Output all the data exactly. Pictures do not belong in the copy.

-- BEGIN PROVIDED MATERIAL --

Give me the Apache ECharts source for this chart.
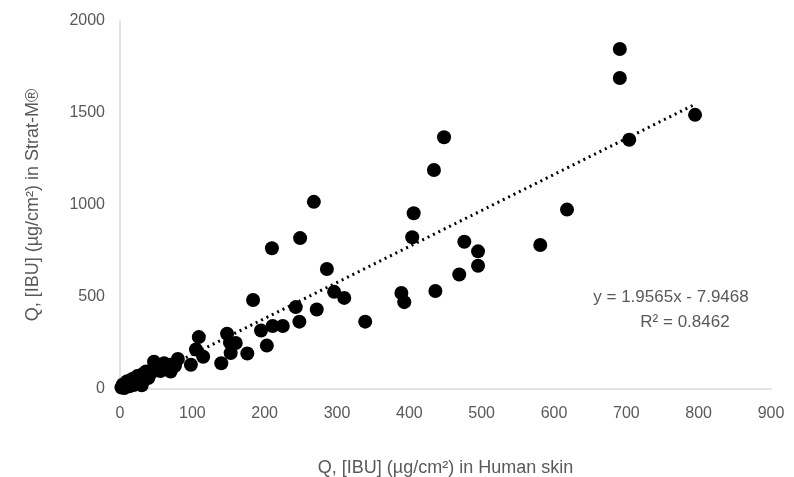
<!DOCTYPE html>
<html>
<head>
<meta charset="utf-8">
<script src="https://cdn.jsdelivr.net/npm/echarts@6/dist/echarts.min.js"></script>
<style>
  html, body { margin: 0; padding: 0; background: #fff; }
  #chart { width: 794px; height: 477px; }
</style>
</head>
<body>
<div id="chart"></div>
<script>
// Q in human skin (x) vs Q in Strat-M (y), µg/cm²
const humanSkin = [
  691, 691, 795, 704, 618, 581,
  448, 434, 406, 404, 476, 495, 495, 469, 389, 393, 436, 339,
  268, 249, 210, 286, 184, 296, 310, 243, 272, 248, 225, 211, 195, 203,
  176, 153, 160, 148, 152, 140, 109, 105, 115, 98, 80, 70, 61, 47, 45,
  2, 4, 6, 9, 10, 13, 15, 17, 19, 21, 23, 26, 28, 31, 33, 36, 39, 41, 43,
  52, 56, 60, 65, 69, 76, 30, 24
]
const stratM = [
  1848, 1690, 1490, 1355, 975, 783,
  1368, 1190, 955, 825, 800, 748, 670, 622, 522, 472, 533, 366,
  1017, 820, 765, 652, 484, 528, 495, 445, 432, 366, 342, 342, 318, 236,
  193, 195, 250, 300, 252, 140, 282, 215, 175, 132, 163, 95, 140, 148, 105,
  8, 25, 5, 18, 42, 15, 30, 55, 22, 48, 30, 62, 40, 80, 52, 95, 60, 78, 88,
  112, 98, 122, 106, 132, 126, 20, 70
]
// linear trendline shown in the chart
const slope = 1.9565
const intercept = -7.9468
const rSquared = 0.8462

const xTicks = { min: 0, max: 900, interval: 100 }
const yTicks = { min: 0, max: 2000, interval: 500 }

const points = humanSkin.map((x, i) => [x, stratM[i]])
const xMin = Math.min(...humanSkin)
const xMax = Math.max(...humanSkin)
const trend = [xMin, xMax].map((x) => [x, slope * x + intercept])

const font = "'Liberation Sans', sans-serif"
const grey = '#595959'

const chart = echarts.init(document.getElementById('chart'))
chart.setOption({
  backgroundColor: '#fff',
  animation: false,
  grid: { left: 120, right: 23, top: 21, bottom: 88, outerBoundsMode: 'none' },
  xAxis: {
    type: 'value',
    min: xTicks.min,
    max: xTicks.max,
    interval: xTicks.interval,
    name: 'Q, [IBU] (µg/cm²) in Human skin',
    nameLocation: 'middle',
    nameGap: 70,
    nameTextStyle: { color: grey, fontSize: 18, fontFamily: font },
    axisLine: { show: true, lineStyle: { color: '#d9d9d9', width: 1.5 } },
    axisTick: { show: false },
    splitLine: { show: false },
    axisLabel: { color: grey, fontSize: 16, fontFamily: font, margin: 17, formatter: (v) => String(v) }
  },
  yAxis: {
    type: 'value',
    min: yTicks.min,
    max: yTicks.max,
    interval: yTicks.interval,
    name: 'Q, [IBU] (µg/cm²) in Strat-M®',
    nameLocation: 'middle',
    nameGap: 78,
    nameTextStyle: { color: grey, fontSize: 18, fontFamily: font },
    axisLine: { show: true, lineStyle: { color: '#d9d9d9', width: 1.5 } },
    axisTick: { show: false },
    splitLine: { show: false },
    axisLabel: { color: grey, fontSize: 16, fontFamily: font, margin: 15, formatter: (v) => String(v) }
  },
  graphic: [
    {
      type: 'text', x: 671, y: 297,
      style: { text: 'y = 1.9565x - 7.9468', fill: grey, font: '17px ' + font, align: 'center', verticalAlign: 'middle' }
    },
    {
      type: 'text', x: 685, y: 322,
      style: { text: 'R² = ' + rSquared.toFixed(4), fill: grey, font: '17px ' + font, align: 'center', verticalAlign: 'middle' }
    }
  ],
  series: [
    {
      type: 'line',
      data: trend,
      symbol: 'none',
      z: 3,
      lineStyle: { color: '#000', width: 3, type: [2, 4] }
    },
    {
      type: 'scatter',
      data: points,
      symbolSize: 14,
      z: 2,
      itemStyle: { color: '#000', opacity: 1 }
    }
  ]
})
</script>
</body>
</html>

-- END PROVIDED MATERIAL --

RESPONSE -
Give me the Apache ECharts source for this chart.
<!DOCTYPE html>
<html>
<head>
<meta charset="utf-8">
<script src="https://cdn.jsdelivr.net/npm/echarts@6/dist/echarts.min.js"></script>
<style>
  html, body { margin: 0; padding: 0; background: #fff; }
  #chart { width: 794px; height: 477px; }
</style>
</head>
<body>
<div id="chart"></div>
<script>
// Q in human skin (x) vs Q in Strat-M (y), µg/cm²
const humanSkin = [
  691, 691, 795, 704, 618, 581,
  448, 434, 406, 404, 476, 495, 495, 469, 389, 393, 436, 339,
  268, 249, 210, 286, 184, 296, 310, 243, 272, 248, 225, 211, 195, 203,
  176, 153, 160, 148, 152, 140, 109, 105, 115, 98, 80, 70, 61, 47, 45,
  2, 4, 6, 9, 10, 13, 15, 17, 19, 21, 23, 26, 28, 31, 33, 36, 39, 41, 43,
  52, 56, 60, 65, 69, 76, 30, 24
]
const stratM = [
  1848, 1690, 1490, 1355, 975, 783,
  1368, 1190, 955, 825, 800, 748, 670, 622, 522, 472, 533, 366,
  1017, 820, 765, 652, 484, 528, 495, 445, 432, 366, 342, 342, 318, 236,
  193, 195, 250, 300, 252, 140, 282, 215, 175, 132, 163, 95, 140, 148, 105,
  8, 25, 5, 18, 42, 15, 30, 55, 22, 48, 30, 62, 40, 80, 52, 95, 60, 78, 88,
  112, 98, 122, 106, 132, 126, 20, 70
]
// linear trendline shown in the chart
const slope = 1.9565
const intercept = -7.9468
const rSquared = 0.8462

const xTicks = { min: 0, max: 900, interval: 100 }
const yTicks = { min: 0, max: 2000, interval: 500 }

const points = humanSkin.map((x, i) => [x, stratM[i]])
const xMin = Math.min(...humanSkin)
const xMax = Math.max(...humanSkin)
const trend = [xMin, xMax].map((x) => [x, slope * x + intercept])

const font = "'Liberation Sans', sans-serif"
const grey = '#595959'

const chart = echarts.init(document.getElementById('chart'))
chart.setOption({
  backgroundColor: '#fff',
  animation: false,
  grid: { left: 120, right: 23, top: 21, bottom: 88, outerBoundsMode: 'none' },
  xAxis: {
    type: 'value',
    min: xTicks.min,
    max: xTicks.max,
    interval: xTicks.interval,
    name: 'Q, [IBU] (µg/cm²) in Human skin',
    nameLocation: 'middle',
    nameGap: 70,
    nameTextStyle: { color: grey, fontSize: 18, fontFamily: font },
    axisLine: { show: true, lineStyle: { color: '#d9d9d9', width: 1.5 } },
    axisTick: { show: false },
    splitLine: { show: false },
    axisLabel: { color: grey, fontSize: 16, fontFamily: font, margin: 17, formatter: (v) => String(v) }
  },
  yAxis: {
    type: 'value',
    min: yTicks.min,
    max: yTicks.max,
    interval: yTicks.interval,
    name: 'Q, [IBU] (µg/cm²) in Strat-M®',
    nameLocation: 'middle',
    nameGap: 78,
    nameTextStyle: { color: grey, fontSize: 18, fontFamily: font },
    axisLine: { show: true, lineStyle: { color: '#d9d9d9', width: 1.5 } },
    axisTick: { show: false },
    splitLine: { show: false },
    axisLabel: { color: grey, fontSize: 16, fontFamily: font, margin: 15, formatter: (v) => String(v) }
  },
  graphic: [
    {
      type: 'text', x: 671, y: 297,
      style: { text: 'y = 1.9565x - 7.9468', fill: grey, font: '17px ' + font, align: 'center', verticalAlign: 'middle' }
    },
    {
      type: 'text', x: 685, y: 322,
      style: { text: 'R² = ' + rSquared.toFixed(4), fill: grey, font: '17px ' + font, align: 'center', verticalAlign: 'middle' }
    }
  ],
  series: [
    {
      type: 'line',
      data: trend,
      symbol: 'none',
      z: 3,
      lineStyle: { color: '#000', width: 3, type: [2, 4] }
    },
    {
      type: 'scatter',
      data: points,
      symbolSize: 14,
      z: 2,
      itemStyle: { color: '#000', opacity: 1 }
    }
  ]
})
</script>
</body>
</html>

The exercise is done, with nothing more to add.